Arizona Mulls Satellite TV Tax

Arizona state lawmakers are considering a tax for satellite TV services, an effort they said would treat all multichannel competitors equally given that cable TV offerings in the state are already taxed by the state government.

State Sen. Ruth Solomon, a Democrat from Tucson, is the sponsor of the bill that would extend a sales tax already paid by cable operators to DBS services. Senate Bill 1062 easily passed the Senate Appropriations Committee last week and is awaiting full Senate action.

The Arizona Legislature is considering a number of bills that would tax out-of-state utility providers. The measures could bring in as much as $87 million a year, and come at a time when lawmakers and Gov. Jane Hull are struggling to balance the state budget, the Arizona Republic newspaper reported this week.

From http://www.skyreport.com (Used with permission)


----------



## John Corn (Mar 21, 2002)

*sigh*, just another way to get more money from us......


----------



## The Old Wizard (Mar 24, 2002)

Unfortunately, this is trend that may spread across the country. Here in Florida the State added a $5.00 tax to all satellite TV bills late last year. State governments are always looking for new revenue sources. Since satellite TV is becoming, more & more popular, it is only logical that the states would turn to this growing source of revenue.


----------



## Chris Blount (Jun 22, 2001)

More bad news today but there is hope:

Arizona Dish Tax Moves Forward 

A bill that would tax satellite TV services in Arizona squeaked out of the state's Senate chambers this week on a 16-13 vote. 

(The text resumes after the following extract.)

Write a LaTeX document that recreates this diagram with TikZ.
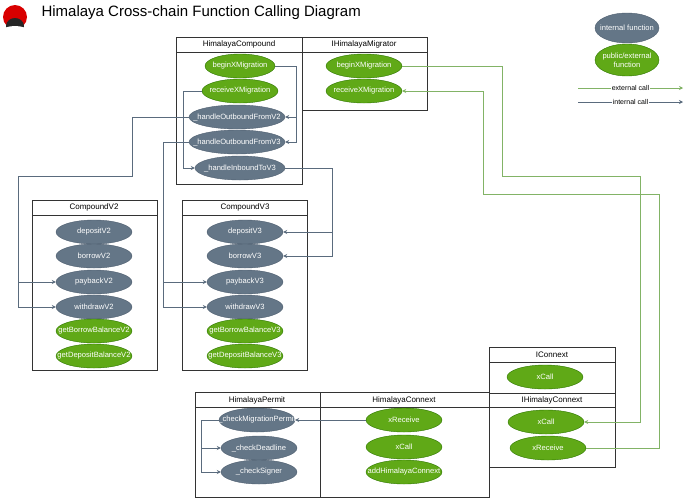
\documentclass[tikz,border=0pt]{standalone}
\usepackage{fontspec}
\setmainfont{Liberation Sans}
\usetikzlibrary{arrows.meta,shapes.geometric}
\definecolor{intfill}{HTML}{647687}
\definecolor{intline}{HTML}{4F5F70}
\definecolor{extfill}{HTML}{60A917}
\definecolor{extline}{HTML}{2D7600}
\definecolor{extcall}{HTML}{82B366}
\definecolor{intcall}{HTML}{5A6B7D}
\tikzset{
  fn/.style={ellipse,draw,inner xsep=-13pt,inner ysep=0pt,minimum width=76pt,minimum height=24pt,
    text=white,font=\fontsize{7.6}{9}\selectfont},
  intfn/.style={fn,fill=intfill,draw=intline},
  extfn/.style={fn,fill=extfill,draw=extline},
  head/.style={font=\fontsize{8}{9}\selectfont},
  frame/.style={draw=black!80,line width=0.8pt},
  intc/.style={draw=intcall,line width=0.8pt,-{Stealth[length=4pt,width=4pt]}},
  extc/.style={draw=extcall,line width=0.8pt,-{Stealth[length=4pt,width=4pt,fill=extline]}},
}
\begin{document}
\begin{tikzpicture}[x=1pt,y=-1pt]
\useasboundingbox (0,0) rectangle (690,499);
% title
\fill[red!85!black] (15,17) circle (12);
\fill[black!85] (15,26) ellipse (9 and 8);
\fill[white] (15,31) ellipse (13 and 5);
\node[anchor=west,font=\fontsize{15}{17}\selectfont] (title) at (38,13) {Himalaya Cross-chain Function Calling Diagram};
% legend
\node[intfn,minimum width=64pt,minimum height=30pt] (lgint) at (627,28) {internal function};
\node[extfn,minimum width=64pt,minimum height=32pt,align=center] (lgext) at (627,60) {public/external\\function};
\coordinate (le1) at (578,88); \coordinate (le2) at (683,88);
\coordinate (li1) at (578,102); \coordinate (li2) at (683,102);
\draw[extc] (le1) -- node[fill=white,inner sep=1pt,font=\fontsize{7}{8}\selectfont]{external call} (le2);
\draw[intc] (li1) -- node[fill=white,inner sep=1pt,font=\fontsize{7}{8}\selectfont]{internal call} (li2);
% frames
\draw[frame] (176,37) rectangle (302,184); \draw[frame] (176,52) -- (302,52);
\draw[frame] (302,37) rectangle (427,110); \draw[frame] (302,52) -- (427,52);
\draw[frame] (32,200) rectangle (157,370); \draw[frame] (32,215) -- (157,215);
\draw[frame] (182,200) rectangle (307,370); \draw[frame] (182,215) -- (307,215);
\draw[frame] (489,347) rectangle (615,393); \draw[frame] (489,362) -- (615,362);
\draw[frame] (489,393) rectangle (615,467); \draw[frame] (489,407) -- (615,407);
\draw[frame] (195,392) rectangle (320,497); \draw[frame] (195,407) -- (320,407);
\draw[frame] (320,392) rectangle (489,497); \draw[frame] (320,407) -- (489,407);
\node[head] (hHC) at (239,44.5) {HimalayaCompound};
\node[head] (hHM) at (364,44.5) {IHimalayaMigrator};
\node[head] (hV2) at (94,207.5) {CompoundV2};
\node[head] (hV3) at (245,207.5) {CompoundV3};
\node[head] (hIC) at (552,354.5) {IConnext};
\node[head] (hIH) at (552,400) {IHimalayConnext};
\node[head] (hHP) at (257,400) {HimalayaPermit};
\node[head] (hHX) at (404,400) {HimalayaConnext};
% HimalayaCompound
\node[extfn,minimum width=70pt] (cbegin) at (240,66) {beginXMigration};
\node[extfn,minimum width=76pt] (crecv) at (240,91) {receiveXMigration};
\node[intfn,minimum width=96pt] (hov2) at (237,117) {\_handleOutboundFromV2};
\node[intfn,minimum width=96pt] (hov3) at (237,142) {\_handleOutboundFromV3};
\node[intfn,minimum width=90pt] (hiv3) at (240,168) {\_handleInboundToV3};
% IHimalayaMigrator
\node[extfn,minimum width=76pt] (mbegin) at (364,66) {beginXMigration};
\node[extfn,minimum width=76pt] (mrecv) at (364,91) {receiveXMigration};
% CompoundV2
\node[intfn] (dep2) at (94,232) {depositV2};
\node[intfn] (bor2) at (94,256) {borrowV2};
\node[intfn] (pay2) at (94,282) {paybackV2};
\node[intfn] (wd2) at (94,307) {withdrawV2};
\node[extfn] (gbb2) at (94,331) {getBorrowBalanceV2};
\node[extfn] (gdb2) at (94,356) {getDepositBalanceV2};
% CompoundV3
\node[intfn] (dep3) at (245,232) {depositV3};
\node[intfn] (bor3) at (245,256) {borrowV3};
\node[intfn] (pay3) at (245,282) {paybackV3};
\node[intfn] (wd3) at (245,307) {withdrawV3};
\node[extfn] (gbb3) at (245,331) {getBorrowBalanceV3};
\node[extfn] (gdb3) at (245,356) {getDepositBalanceV3};
% IConnext / IHimalayConnext
\node[extfn] (icall) at (545,377) {xCall};
\node[extfn] (hxcall) at (546,422) {xCall};
\node[extfn] (hxrecv) at (548,448) {xReceive};
% HimalayaPermit
\node[intfn] (cmp) at (257,420) {\_checkMigrationPermit};
\node[intfn] (cdl) at (259,448) {\_checkDeadline};
\node[intfn] (csg) at (259,472) {\_checkSigner};
% HimalayaConnext
\node[extfn] (xrecv) at (404,420) {xReceive};
\node[extfn] (xcall) at (404,447) {xCall};
\node[extfn] (addhc) at (404,472) {addHimalayaConnext};
% internal calls
\coordinate (b1) at (296,66);
\draw[intc] (cbegin.east) -- (b1) |- (hov2.east);
\draw[intc] (b1) |- (hov3.east);
\coordinate (b2) at (183,91);
\draw[intc] (crecv.west) -- (b2) |- (hiv3.west);
\coordinate (b3) at (132,117); \coordinate (b4) at (132,176); \coordinate (b5) at (18,176);
\draw[intc] (hov2.west) -- (b3) -- (b4) -- (b5) |- (wd2.west);
\draw[intc] (b5) |- (pay2.west);
\coordinate (b6) at (163,142);
\draw[intc] (hov3.west) -- (b6) |- (wd3.west);
\draw[intc] (b6) |- (pay3.west);
\coordinate (b7) at (332,168);
\draw[intc] (hiv3.east) -- (b7) |- (bor3.east);
\draw[intc] (b7) |- (dep3.east);
\draw[intc] (xrecv.west) -- (cmp.east);
\coordinate (b8) at (201,420);
\draw[intc] (cmp.west) -- (b8) |- (csg.west);
\draw[intc] (b8) |- (cdl.west);
% external calls
\coordinate (e1) at (502,66); \coordinate (e2) at (502,176); \coordinate (e3) at (640,176);
\draw[extc] (mbegin.east) -- (e1) -- (e2) -- (e3) |- (hxcall.east);
\coordinate (e4) at (659,448); \coordinate (e5) at (659,194); \coordinate (e6) at (483,194);
\draw[extc] (hxrecv.east) -- (e4) -- (e5) -- (e6) |- (mrecv.east);
\end{tikzpicture}
\end{document}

Senate Bill 1062 would make DBS offerings subject to a 5 percent tax. Cable TV customers already pay a similar tax, and backers of the bill said taxing satellite TV would put both services on an equal footing. 

Proceeds from the tax would go to Arizona's cities and towns, which would be prohibited from imposing their own tax on the service. 

According to the Arizona Republic, the bill now goes to the House, where its prospects of passage are dim due to the House's Republican majority and its resistance to new taxes.


----------